The f*cking...the f*cking grew animalistic for him, the fighting uninhibited, neck-deep in a toxic need that never calmed, never quieted. Choking on every fume, every breath. Chiloé, where Oro felt atop the world, was a prison that ate him alive. Slowly feasted on his skin, ravishing his organs, and leaving the most fearful part of him: himself.

He lit a cigarette, burning and bleeding.

"You always did like this spot," a voice interrupted, velvety, smooth like butter.

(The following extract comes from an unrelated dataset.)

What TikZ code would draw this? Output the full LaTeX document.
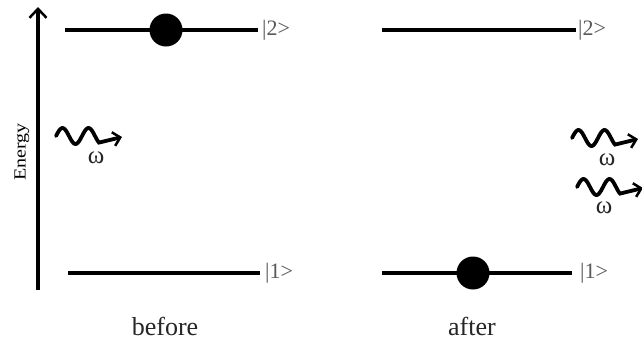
\documentclass[tikz,border=0pt]{standalone}
\usepackage{fontspec}
\usepackage{graphicx}
\setmainfont{Liberation Serif}
\usetikzlibrary{arrows.meta}
\begin{document}
\begin{tikzpicture}[x=1pt,y=-1pt,
  level/.style={line width=4pt},
  axis/.style={line width=3.5pt,-{Straight Barb[length=9pt,width=17pt,line width=2.5pt]}},
  electron/.style={circle,fill=black,draw=none,inner sep=0pt,minimum size=33pt},
  ket/.style={anchor=west,inner sep=0pt,text=black!65,font=\fontsize{22}{22}\selectfont},
  caption/.style={inner sep=0pt,text=black!85,font=\fontsize{26}{26}\selectfont},
  freq/.style={inner sep=0pt,text=black!85,font=\fontsize{25}{25}\selectfont},
  photon line/.style={line width=3.8pt,line cap=round,-{Straight Barb[length=7pt,width=14pt,line width=2.5pt]}},
  photon/.pic={\draw[photon line] plot[domain=0:43,samples=60,smooth] (\x,{-8*sin(\x*360/26)}) -- (66,1);},
]
\useasboundingbox (0,0) rectangle (642,341);

% energy axis
\coordinate (axbot) at (38,290);
\coordinate (axtop) at (38,7);
\draw[axis] (axbot) -- (axtop);
\node[rotate=90,inner sep=0pt,font=\fontsize{17}{17}\selectfont] (energy) at (22,152) {\scalebox{1.18}[1]{Energy}};

% before: levels and electron in |2>
\coordinate (b2l) at (65,30);
\coordinate (b2r) at (258,30);
\coordinate (b1l) at (68,273);
\coordinate (b1r) at (260,273);
\draw[level] (b2l) -- (b2r);
\draw[level] (b1l) -- (b1r);
\node[electron] (eb) at (166,30) {};
\node[ket] (kb2) at (262,30) {|2>};
\node[ket] (kb1) at (265,273) {|1>};
\node[caption] (before) at (165,326) {before};

% after: levels and electron in |1>
\coordinate (a2l) at (382,30);
\coordinate (a2r) at (576,30);
\coordinate (a1l) at (382,273);
\coordinate (a1r) at (572,273);
\draw[level] (a2l) -- (a2r);
\draw[level] (a1l) -- (a1r);
\node[electron] (ea) at (473,273) {};
\node[ket] (ka2) at (578,30) {|2>};
\node[ket] (ka1) at (580,273) {|1>};
\node[caption] (after) at (472,326) {after};

% photons
\pic at (56,136) {photon};
\node[freq] (w1) at (96,158) {ω};
\pic at (572,138) {photon};
\node[freq] (w2) at (607,160) {ω};
\pic at (577,187) {photon};
\node[freq] (w3) at (604,208) {ω};
\end{tikzpicture}
\end{document}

Oro felt his bones melt for a split second, an exhaustion laced with a bone-chilling rush, and so, he exhaled, the smoke dragging across his lungs.

Robin.

She stared out, a stormy collection of cold indifference.

"It ceases to amaze me...this is Godʼs country. Untamed, untouched, thousands of years of dominance...only to be taken by the Spanish one day," she murmured.

Oro stared back, a stormy collection of malice and unbridled anger.

"You came back," he said, lost for words.

She crept towards him, scars ripe with blood and scabbed wounds, mirroring him, a darker, more refined image.

"I came back," she offered back, also lost for words. "Took the Hangmanʼs road through Cockburn, passing Tonoho Oʼodham."

"Why?"

The blood was divine.

Nearby, the Company had broken bread with Escobar and his sicarios. Quentin Tarantinoʼs ghost lingered where cueca vocalists were, and the men filled their lager up to the brim. Robin and Oro watched the stripper poles glimmer like the alcohol, the neon lights glaring down onlookers with the power of gritty ambiance. The urge to drink, and to f*cking especially, fills Oro and he watched as the girls come in: stumblinʼ drunk, singinʼ drunk, whistlinʼ-dixie-drunk.

"To warn you; I ran into a few Order operatives a few days ago, theyʼre searching for the Domingo treasure, too," Robin said simply, staring at the battered bodies of the underaged girls coldly.